Question

The symbolic form of logic of the circuit given below is

• A. \([\,(p\wedge q')\vee p'\,]\wedge q\)
• B. \([\,p\vee(q'\cdot p')\,]\vee q\)
• C. \([\,(p\wedge p')\vee q'\,]\wedge q\)
• D. \(p\wedge(p\vee p')\vee q\)

Hint:

To write logic from diagrams: \textbf{trace NOT → AND → OR → final AND} in the same order shown.

Answer 1

The Correct Option is A

Step 1: Examine the diagram conceptually.

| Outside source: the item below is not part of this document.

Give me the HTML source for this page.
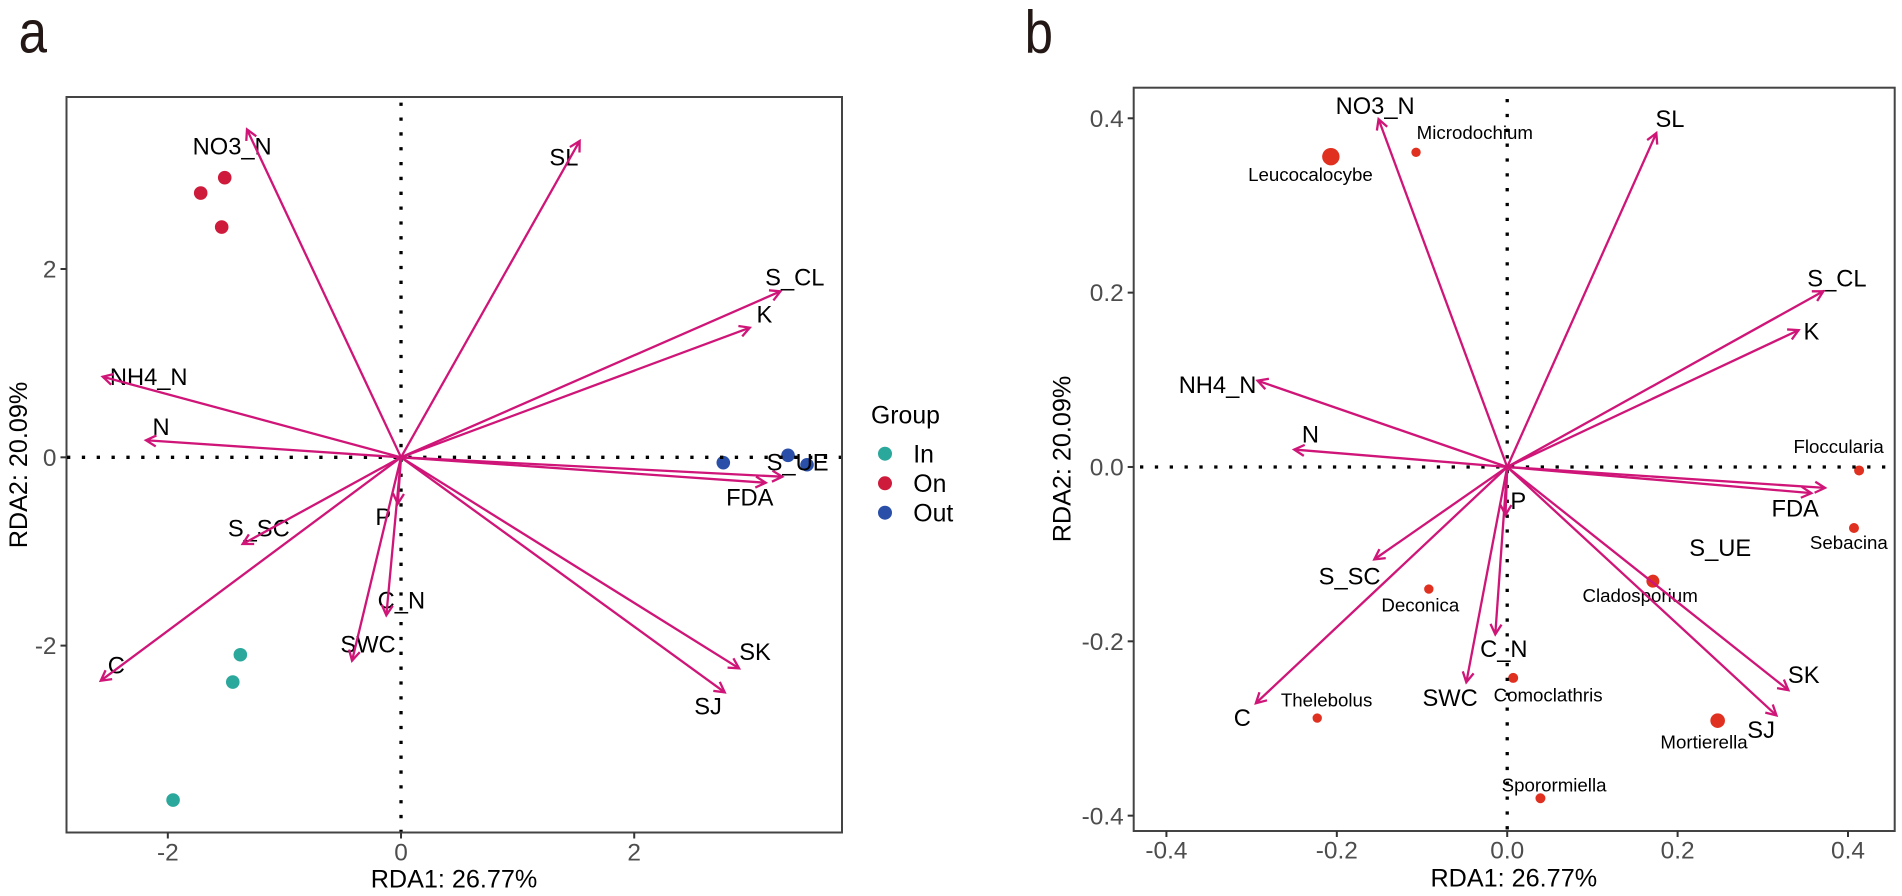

The circuit shows the following gate sequence: - Input \(p\) goes to a NOT gate → \(p'\). - Input \(q\) goes to a NOT gate → \(q'\).
Step 2: The upper branch combines \(p\) with \(q'\) using an AND operation as per diagram marking: \[ H_1 = p\wedge q'. \]
Step 3: This output \(H_1\) is joined with \(p'\) through an OR gate: \[ H_2 = (p\wedge q') \vee p'. \]
Step 4: The final stage ANDs \(H_2\) with \(q\): \[ F = [\,(p\wedge q')\vee p'\,]\wedge q. \]
Step 5: Compare options—only option (A) matches this exact Boolean trace. Hence → (A).